Considering the difficulties of finding the exact date of implementation of each countermeasure, both cross-sectional and before-and-after studies were employed to estimate the CMFs. Cross-sectional and case-control methods, which are the two major methods in cross-sectional studies were employed to estimate CMFs for paved shoulders, rumble strips, and median cable barriers. The conventional cross-sectional and case-control methods were modified when estimating CMFs for chevrons and post-mounted delineators by incorporating environmental and human behaviors in addition to geometric and traffic-related explanatory variables. The proposed method is novel and has not been used in the previous cross-sectional models available in the literature. Generalized linear regression models assuming negative binomial error structure were used to develop models for cross-sectional method to estimate CMFs while logistic regression models were used to estimate CMFs using case-control method.
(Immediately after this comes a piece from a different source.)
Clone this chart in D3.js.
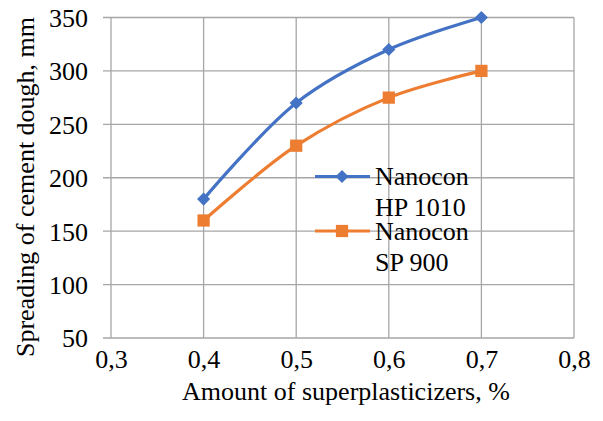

Results showed that incorporating environmental and human-related variables into cross-sectional models provide better model fit than in conventional cross-sectional models. To validate the developed models for cross-sectional method, mean of the residuals and the Root Mean Square Error (RMSE) were used. For the case-control method, Receiver Operational Characteristic (ROC) was used to evaluate the predictive power of models for a binary outcome using classification tables. However, it was seen that the case-control method is not suitable for estimating CMFs for all crashes since the range of the crash frequency is wide in each road segment.
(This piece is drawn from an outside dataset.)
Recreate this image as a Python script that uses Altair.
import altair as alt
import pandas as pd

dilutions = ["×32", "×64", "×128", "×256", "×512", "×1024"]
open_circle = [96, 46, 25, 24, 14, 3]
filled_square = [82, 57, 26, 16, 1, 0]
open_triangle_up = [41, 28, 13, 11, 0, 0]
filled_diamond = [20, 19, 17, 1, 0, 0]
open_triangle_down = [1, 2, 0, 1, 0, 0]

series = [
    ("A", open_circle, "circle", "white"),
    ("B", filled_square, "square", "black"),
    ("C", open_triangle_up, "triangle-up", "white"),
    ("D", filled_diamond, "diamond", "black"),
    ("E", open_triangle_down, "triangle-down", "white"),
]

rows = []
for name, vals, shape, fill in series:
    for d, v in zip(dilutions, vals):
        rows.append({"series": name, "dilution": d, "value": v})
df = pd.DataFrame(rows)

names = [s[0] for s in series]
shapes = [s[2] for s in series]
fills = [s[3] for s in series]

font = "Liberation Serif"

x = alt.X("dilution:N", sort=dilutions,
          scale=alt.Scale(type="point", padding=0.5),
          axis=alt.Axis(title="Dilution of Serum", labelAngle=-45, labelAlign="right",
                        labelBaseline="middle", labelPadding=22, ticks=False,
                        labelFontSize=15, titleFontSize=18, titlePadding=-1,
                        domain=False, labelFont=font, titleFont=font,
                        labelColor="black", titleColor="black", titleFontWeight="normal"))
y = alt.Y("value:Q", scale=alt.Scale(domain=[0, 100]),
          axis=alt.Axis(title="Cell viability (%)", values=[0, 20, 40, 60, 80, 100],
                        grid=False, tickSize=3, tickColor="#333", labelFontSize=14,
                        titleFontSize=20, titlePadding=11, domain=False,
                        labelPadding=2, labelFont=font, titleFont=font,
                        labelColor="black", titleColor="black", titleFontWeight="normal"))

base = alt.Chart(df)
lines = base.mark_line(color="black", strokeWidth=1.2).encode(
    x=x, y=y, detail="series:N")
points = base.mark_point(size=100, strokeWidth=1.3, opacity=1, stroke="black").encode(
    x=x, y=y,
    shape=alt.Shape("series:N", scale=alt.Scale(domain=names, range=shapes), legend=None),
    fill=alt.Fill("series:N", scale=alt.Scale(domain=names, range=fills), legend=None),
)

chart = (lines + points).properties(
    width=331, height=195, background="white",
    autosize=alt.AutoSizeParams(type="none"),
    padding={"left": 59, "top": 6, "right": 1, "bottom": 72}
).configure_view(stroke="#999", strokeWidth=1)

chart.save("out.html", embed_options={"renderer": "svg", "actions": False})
A regression-based method of estimating CMFs using before-and-after data was proposed to estimate CMFs for safety edge treatments. This method allows researchers to identify the safety effectiveness of an individual CMFs on road segments where multiple treatments have been applied at the same time. Since this method uses road geometric and traffic-related characteristics in addition to countermeasure information as the explanatory variables, the model itself would be the Safety Performance Function (SPF). Therefore, developing new SPF is not necessary. Finally, the CMFs were estimated using before-and-after Empirical Bayes method to validate the results from the regression-based method.
The results of this study can be used as a decision-making tool when implementing lane-departure countermeasures on similar roadways in Kansas. Even though there are readily available CMFs from the national level studies, having more localized CMFs will be beneficial due to differences in traffic-related and geometric characteristics on different roadways.